Gallery director Rhana Devenport said Jim Allen was one of the key figures of conceptual or post object art in New Zealand who made an important contribution to the history of this period through his sculptural, performative and pedagogical work.

Contact is one of Allen’s most ambitious performative projects, and one that deserves to be seen by contemporary audiences,” Ms Devenport said.

The work only existed in the form of documentation, including video tapes and photographs housed at Elam School of Fine Arts and it was important to reconstruct and preserve it, she said.

Along with works by Lye and Oiticica, Points of Contact re-assembles for the first time the works of Allen’s Small Worlds 1969, Space Plane 1969 and The Water Pillow 1969.

The restaging of Contact will run through the exhibition opening on Saturday December 11 with part one: Computer Dance at 3.30pm and part two: Parangole Capes at 6.30pm and on Sunday December 12 with part 3: Body Articulation/Imprint at 11am.

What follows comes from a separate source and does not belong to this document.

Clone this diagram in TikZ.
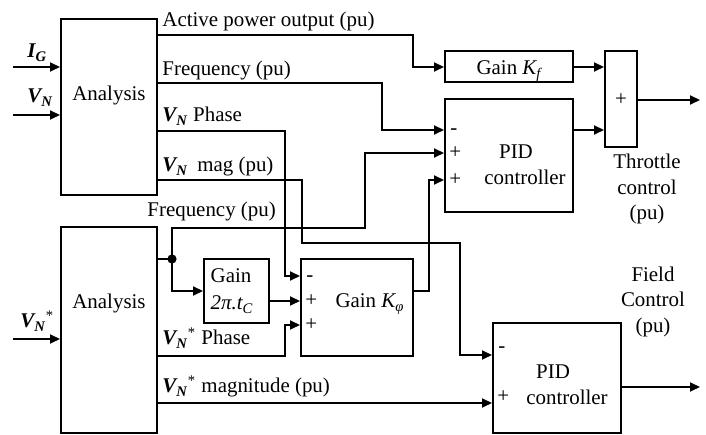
\documentclass[tikz,border=0pt]{standalone}
\usepackage{fontspec}
\setmainfont{Liberation Serif}
\usetikzlibrary{arrows.meta,fit}
\newcommand{\VNsym}{\textbf{\textit{V\textsubscript{N}}}}
\begin{document}
\begin{tikzpicture}[x=0.5bp,y=-0.5bp,
  box/.style={draw,line width=1bp,inner sep=0pt},
  wire/.style={line width=1bp},
  arr/.style={wire,-{Triangle[length=5bp,width=4.5bp]}},
  lbl/.style={inner sep=0pt,font=\fontsize{10.5}{13}\selectfont},
  lw/.style={lbl,anchor=base west},
  lc/.style={lbl,anchor=base}]
\useasboundingbox (0,0) rectangle (706,435);
\clip (0,0) rectangle (706,435);
% boxes
\node[box,fit={(61,19.5) (157,195)}] (an1) {};
\node[box,fit={(61,227) (157,433)}] (an2) {};
\node[box,fit={(445,51) (573,82)}] (gkf) {};
\node[box,fit={(445,99) (573,212)}] (pid1) {};
\node[box,fit={(605,51) (637,147)}] (sum) {};
\node[box,fit={(204,259) (269,323)}] (g2pi) {};
\node[box,fit={(301,259) (413,356)}] (gkphi) {};
\node[box,fit={(493,323) (621,433)}] (pid2) {};
% box texts
\node[lc] (an1t) at (109,101) {Analysis};
\node[lc] (an2t) at (109,309) {Analysis};
\node[lc] (gkft) at (509,75) {Gain \textit{K\textsubscript{f}}};
\node[lbl] (sumt) at (621,100) {+};
\node[lw] (p1m) at (450,135) {-};
\node[lbl,anchor=west] (p1a) at (449,153) {+};
\node[lbl,anchor=west] (p1b) at (449,180) {+};
\node[lc] (p1t1) at (516,159) {PID};
\node[lc] (p1t2) at (525,185) {controller};
\node[lw] (gpm) at (306,282) {-};
\node[lbl,anchor=west] (gpa) at (305,301) {+};
\node[lbl,anchor=west] (gpb) at (305,325) {+};
\node[lc] (gpt) at (370,308) {Gain \textit{K\textsubscript{φ}}};
\node[lc] (g2t1) at (231,283) {Gain};
\node[lc] (g2t2) at (232,310) {\textit{2π.t\textsubscript{C}}};
\node[lw] (p2m) at (498,353) {-};
\node[lbl,anchor=west] (p2a) at (497,397) {+};
\node[lc] (p2t1) at (553,379) {PID};
\node[lc] (p2t2) at (567,405) {controller};
% outside labels
\node[lw] (l1) at (162,27) {Active power output (pu)};
\node[lw] (l2) at (162,76) {Frequency (pu)};
\node[lw] (l3) at (162,122) {\VNsym{} Phase};
\node[lw] (l4) at (162,172) {\VNsym\hspace{0.45em}mag (pu)};
\node[lw] (l5) at (147,217) {Frequency (pu)};
\node[lw] (l6) at (162,345) {\VNsym\textsuperscript{*} Phase};
\node[lw] (l7) at (162,393) {\VNsym\textsuperscript{*} magnitude (pu)};
\node[lw] (lig) at (27,58) {\textbf{\textit{I\textsubscript{G}}}};
\node[lw] (lvn) at (27,103) {\VNsym};
\node[lw] (lvs) at (20,328) {\VNsym\textsuperscript{*}};
\node[lc] (th1) at (647,169) {Throttle};
\node[lc] (th2) at (647,195) {control};
\node[lc] (th3) at (647,220) {(pu)};
\node[lc] (fc1) at (653,282) {Field};
\node[lc] (fc2) at (653,307) {Control};
\node[lc] (fc3) at (653,333) {(pu)};
% free ends
\coordinate (igin) at (13,67);
\coordinate (vnin) at (13,115);
\coordinate (vsin) at (13,339);
\coordinate (thr) at (700,100);
\coordinate (fld) at (700,387);
\coordinate (dot) at (172,259);
% connectors
\draw[arr] (igin) -- (igin -| an1.west);
\draw[arr] (vnin) -- (vnin -| an1.west);
\draw[arr] (vsin) -- (vsin -| an2.west);
\draw[arr] (an1.east |- 0,35) -- (413,35) |- (gkf.west |- 0,67);
\draw[arr] (an1.east |- 0,83) -- (382,83) |- (pid1.west |- 0,130);
\draw[arr] (an1.east |- 0,131) -- (285,131) |- (gkphi.west |- 0,276);
\draw[arr] (an1.east |- 0,180) -- (302,180) -- (302,243) -- (460,243) |- (pid2.west |- 0,355);
\draw[wire] (an2.east |- dot) -- (dot);
\draw[arr] (dot) -- (172,228) -| (365,153) -- (pid1.west |- 0,153);
\draw[arr] (dot) |- (g2pi.west |- 0,291);
\fill (dot) circle[radius=2.3bp];
\draw[arr] (g2pi.east |- 0,301) -- (gkphi.west |- 0,301);
\draw[arr] (an2.east |- 0,356) -- (285,356) |- (gkphi.west |- 0,325);
\draw[arr] (an2.east |- 0,403) -- (pid2.west |- 0,403);
\draw[arr] (gkphi.east |- 0,291) -- (429,291) |- (pid1.west |- 0,180);
\draw[arr] (gkf.east |- 0,67) -- (sum.west |- 0,67);
\draw[arr] (pid1.east |- 0,130) -- (sum.west |- 0,130);
\draw[arr] (sum.east |- thr) -- (thr);
\draw[arr] (pid2.east |- fld) -- (fld);
\end{tikzpicture}
\end{document}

The exhibition Points of Contact: Jim Allen, Len Lye, Helio Oiticica is curated by Tyler Cann and Mercedes Vicente and is on from December 11 to February 27.

To learn more about the exhibition, join the curators and Wystan Curnow (critic and curator) and Tony Green (art historian) for a lively panel discussion on Saturday December 11 at 2pm.

Also, join the curators in conversation with Jim Allen after the last performance of Contact on Sunday December 12 at 12noon.